Ayer en Barcelona –que es una ciudad cada vez más desquiciada, más sucia y menos libre– asaltaron una carpa en el que unos jóvenes reclamaban la posibilidad de colocar en la calle pantallas gigantes para ver a la selección. La prohibición, como no, es cosa de la inefable Ada Colau , que dice que no quiere celebraciones en espacios públicos para no perturbar el descanso de los vecinos. Estoy segura de que los vecinos del barrio de Gracia están pasando unos días tranquilísimos y duermen fenomenal: ya sabemos que la guerra de okupas es mucho más agradable como rumor de fondo que el jaleo que se arma cuando marca la Roja.

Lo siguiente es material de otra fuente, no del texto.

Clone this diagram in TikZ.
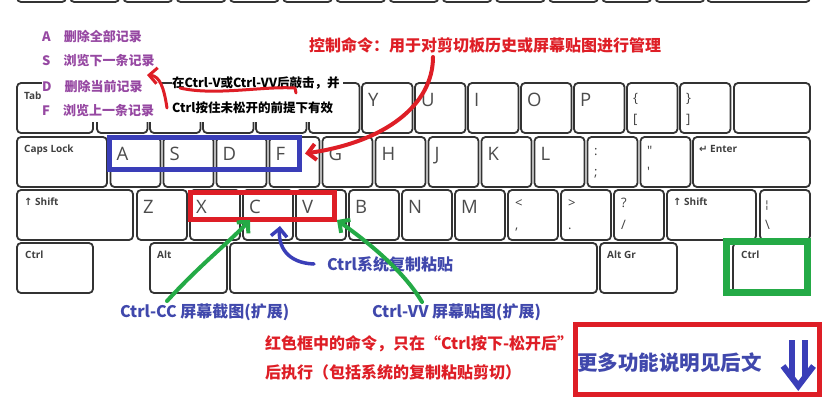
\documentclass[tikz,border=0pt]{standalone}
\usepackage{fontspec}
\setmainfont{Open Sans}
\newfontfamily\cjk{Noto Sans CJK SC}
\newfontfamily\arrowfont{DejaVu Sans}
\usetikzlibrary{arrows.meta}

\definecolor{penred}{RGB}{222,30,38}
\definecolor{penblue}{RGB}{58,62,184}
\definecolor{txtblue}{RGB}{64,72,172}
\definecolor{pengreen}{RGB}{36,170,70}
\definecolor{listpurple}{RGB}{150,72,162}

\tikzset{
  keycap/.style={draw=black!80, line width=1.8pt, rounded corners=4pt, fill=white},
  keychar/.style={anchor=base west, inner sep=0pt, text=black!70, font=\fontsize{18.5}{18.5}\selectfont},
  keyname/.style={anchor=base west, inner sep=0pt, text=black!75, font=\bfseries\fontsize{10}{10}\selectfont},
  keysym/.style={anchor=base west, inner sep=0pt, text=black!75, font=\fontsize{13}{13}\selectfont},
  listtext/.style={anchor=west, inner sep=0pt, text=listpurple, font=\cjk\bfseries\fontsize{13}{13}\selectfont},
  notetext/.style={anchor=west, inner sep=0pt, text=black, font=\cjk\bfseries\fontsize{12.5}{12.5}\selectfont},
  titletext/.style={inner sep=0pt, text=penred, font=\cjk\bfseries\fontsize{16}{16}\selectfont},
  bluetext/.style={anchor=west, inner sep=0pt, text=txtblue, font=\cjk\bfseries\fontsize{16}{16}\selectfont},
  redtext/.style={anchor=west, inner sep=0pt, text=penred, font=\cjk\bfseries\fontsize{16}{16}\selectfont},
  moretext/.style={anchor=west, inner sep=0pt, text=txtblue, font=\cjk\bfseries\fontsize{20.5}{20.5}\selectfont},
  penbox/.style={line width=5pt, inner sep=0pt},
  hand/.style={line width=4pt, line cap=round, line join=round},
  handtip/.style={-{Straight Barb[length=8pt,width=16pt]}}
}

\begin{document}
\begin{tikzpicture}[x=1pt,y=-1pt]
  %%%%% START %%%%%
  \def\rowN{2}
  \def\rowQ{83}
  \def\rowA{137}
  \def\rowZ{190}
  \def\rowB{243}
  \def\kh{50}
  \def\pitch{53}

  \useasboundingbox (0,0) rectangle (827,400);
  \clip (0,0) rectangle (827,400);

  % number row, only its lower edge is left
  \foreach \i in {0,...,12}
    \draw[keycap] ({17+53.2*\i},\rowN-\kh) rectangle ({66+53.2*\i},\rowN);
  \draw[keycap] (707,\rowN-\kh) rectangle (810,\rowN);

  % Q row
  \draw[keycap] (17,\rowQ) rectangle (93,\rowQ+\kh);
  \foreach \i in {0,...,11}
    \draw[keycap] ({97+\pitch*\i},\rowQ) rectangle ({147.5+\pitch*\i},\rowQ+\kh);
  \draw[keycap] (734,\rowQ) rectangle (810,\rowQ+\kh);
  \node[keyname] (ktab) at (24,\rowQ+16) {Tab};
  \foreach \l [count=\i from 5] in {Y,U,I,O,P}
    \node[keychar] (kq\i) at ({103+\pitch*\i},\rowQ+23.5) {\l};
  \node[keysym] (kbrl) at (633,\rowQ+19) {\{};
  \node[keysym] (kbkl) at (633,\rowQ+40) {[};
  \node[keysym] (kbrr) at (686,\rowQ+19) {\}};
  \node[keysym] (kbkr) at (686,\rowQ+40) {]};

  % A row
  \draw[keycap] (17,\rowA) rectangle (107,\rowA+\kh);
  \foreach \i in {0,...,10}
    \draw[keycap] ({110.5+\pitch*\i},\rowA) rectangle ({160.5+\pitch*\i},\rowA+\kh);
  \draw[keycap] (693,\rowA) rectangle (810,\rowA+\kh);
  \node[keyname] (kcaps) at (24,\rowA+15) {Caps Lock};
  \foreach \l [count=\i from 0] in {A,S,D,F,G,H,J,K,L}
    \node[keychar] (ka\i) at ({116.5+\pitch*\i},\rowA+23.5) {\l};
  \node[keysym] (kcolon) at (594,\rowA+18) {:};
  \node[keysym] (ksemi) at (594,\rowA+39) {;};
  \node[keysym] (kdquote) at (647,\rowA+18) {\textquotedbl};
  \node[keysym] (kquote) at (647,\rowA+39) {\textquotesingle};
  \node[keyname] (kenter) at (699,\rowA+15) {{\arrowfont ↵} Enter};

  % Z row
  \draw[keycap] (17,\rowZ) rectangle (133,\rowZ+\kh);
  \foreach \i in {0,...,9}
    \draw[keycap] ({137+\pitch*\i},\rowZ) rectangle ({187+\pitch*\i},\rowZ+\kh);
  \draw[keycap] (667,\rowZ) rectangle (756,\rowZ+\kh);
  \draw[keycap] (760,\rowZ) rectangle (810,\rowZ+\kh);
  \node[keyname] (klshift) at (24,\rowZ+15) {{\arrowfont ↑} Shift};
  \foreach \l [count=\i from 0] in {Z,X,C,V,B,N,M}
    \node[keychar] (kz\i) at ({143+\pitch*\i},\rowZ+23.5) {\l};
  \node[keysym] (kless) at (515,\rowZ+17) {<};
  \node[keysym] (kcomma) at (515,\rowZ+39) {,};
  \node[keysym] (kmore) at (568,\rowZ+17) {>};
  \node[keysym] (kdot) at (568,\rowZ+39) {.};
  \node[keysym] (kquest) at (621,\rowZ+17) {?};
  \node[keysym] (kslash) at (621,\rowZ+39) {/};
  \node[keyname] (krshift) at (673,\rowZ+15) {{\arrowfont ↑} Shift};
  \node[keysym] (kbar) at (765,\rowZ+18) {{\arrowfont\fontsize{11}{11}\selectfont ¦}};
  \node[keysym] (kbslash) at (765,\rowZ+39) {\textbackslash};

  % bottom row
  \draw[keycap] (17,\rowB) rectangle (93,\rowB+\kh);
  \draw[keycap] (150,\rowB) rectangle (227,\rowB+\kh);
  \draw[keycap] (230,\rowB) rectangle (597,\rowB+\kh);
  \draw[keycap] (600,\rowB) rectangle (677,\rowB+\kh);
  \draw[keycap] (733,\rowB) rectangle (810,\rowB+\kh);
  \node[keyname] (klctrl) at (25,\rowB+15) {Ctrl};
  \node[keyname] (kalt) at (157,\rowB+15) {Alt};
  \node[keyname] (kaltgr) at (607,\rowB+15) {Alt Gr};
  \node[keyname] (krctrl) at (741,\rowB+15) {Ctrl};

  % white patches under the notes
  \fill[white] (42,76) rectangle (160,122);
  \fill[white] (172,76) rectangle (343,122);

  % notes
  \node[listtext] (lsta) at (42,37) {A\quad 删除全部记录};
  \node[listtext] (lsts) at (42,61) {S\quad 浏览下一条记录};
  \node[listtext] (lstd) at (42,87) {D\quad 删除当前记录};
  \node[listtext] (lstf) at (42,111) {F\quad 浏览上一条记录};
  \node[notetext] (note1) at (172,83) {在Ctrl-V或Ctrl-VV后敲击，并};
  \node[notetext] (note2) at (172,108) {Ctrl按住未松开的前提下有效};
  \node[titletext] (ttl) at (485,45) {控制命令：用于对剪切板历史或屏幕贴图进行管理};

  % boxes
  \node[penbox, draw=penblue, minimum width=190pt, minimum height=32pt] (asdf) at (204.5,153.5) {};
  \node[penbox, draw=penred, minimum width=144pt, minimum height=27pt] (xcv) at (262.5,206) {};
  \node[penbox, draw=pengreen, line width=7pt, minimum width=81pt, minimum height=51pt] (rctrl) at (766.5,266.5) {};
  \node[penbox, draw=penred, minimum width=244pt, minimum height=70pt] (more) at (697.5,359.5) {};

  \node[bluetext] (sys) at (327,264) {Ctrl系统复制粘贴};
  \node[bluetext] (cc) at (120,312) {Ctrl-CC 屏幕截图(扩展)};
  \node[bluetext] (vv) at (372,312) {Ctrl-VV 屏幕贴图(扩展)};
  \node[redtext] (rule1) at (265,344) {红色框中的命令，只在“Ctrl按下-松开后”};
  \node[redtext] (rule2) at (265,372) {后执行（包括系统的复制粘贴剪切）};
  \node[moretext] (moretxt) at (577,363) {更多功能说明见后文};

  % down arrow
  \draw[penblue, line width=6pt] (791.5,340) -- (791.5,377) (805,340) -- (805,377);
  \draw[penblue, line width=6pt] (783,366) -- (798.25,386) -- (813.5,366);

  % pen strokes
  \coordinate (ttlfoot) at (433,57);
  \draw[hand, penred, handtip] (ttlfoot) .. controls (433,105) and (385,142) .. ([xshift=3pt]asdf.east);
  \coordinate (hookend) at (147,75);
  \draw[hand, penred, handtip, line width=3pt] ([xshift=-5pt]note2.west) .. controls (164,88) and (160,76) .. (hookend);
  \draw[hand, penred, line width=3pt] (180,88) .. controls (215,96) and (262,86) .. (295,88) -- (296,93);
  \draw[hand, penblue, handtip, line width=3.5pt] ([xshift=-13pt]sys.west) .. controls (287,263) and (278,246) .. ([xshift=17.5pt,yshift=-4pt]xcv.south);
  \coordinate (ccfoot) at (167,301);
  \draw[hand, pengreen, handtip] (ccfoot) .. controls (200,265) and (228,243) .. ([xshift=-12.5pt,yshift=2pt]xcv.south);
  \coordinate (vvfoot) at (422,302);
  \draw[hand, pengreen, handtip] (vvfoot) .. controls (402,268) and (362,238) .. ([yshift=2pt]xcv.south east);
  %%%%% END %%%%%
\end{tikzpicture}
\end{document}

El caso es que un puñado de insensatos (hay que serlo para hacer lo que hacen) se han organizado en plataforma para pedir pantallas callejeras en las que ver el fútbol. El sábado, mientras promocionaban su iniciativa, cinco macarras les cayeron a golpes. 

Las agredidas, por cierto, son dos mujeres. Dos chicas que, echando mano de su libertad, reclamaban el derecho a ver a la selección en un espacio público. A la hora de cerrar este artículo, seguíamos esperando la reacción oficial a la salvajada, en especial unas palabras de apoyo de la alcaldesa de la ciudad. Al fin y al cabo, se trataba de cinco machirulos pegando a dos chicas, que eso siempre debería despertar preocupación. Se ve que no las de Colau, que vive tan dividida entre su incapacidad y su sectarismo que es incapaz de detectar conductas machistas: los agresores se lo hubiesen pensado un par de veces si en la carpa hubiese habido dos tíos como dos castillos.

La alcaldesa puede blandir la vara de mando para impedir que los barceloneses celebren en la calle los goles de España, pero tiene la obligación de garantizar a los vecinos su derecho a pedir lo que les parezca. No va a hacerlo por la misma razón por la que impide que se coloquen pantallas para ver la Eurocopa: porque es la alcaldesa de los suyos, y cree que a los suyos no les interesa animar a la roja ni que inflen a leches a unas chicas con ganas de bandera española.

Me pregunto qué diría Ada Colau si las bofetadas se las hubiesen llevado unas activistas de la PAH de mano de unos tipos de ultraderecha. Pero como quienes cobraron fueron dos chavalitas traidoras a la causa, la cosa no tiene tanta enjundia.

Barcelona, epítome en otro tiempo de la España moderna y vanguardista, se ha convertido en una ciudad donde pueden arrearte impunemente por querer ver el fútbol en la calle.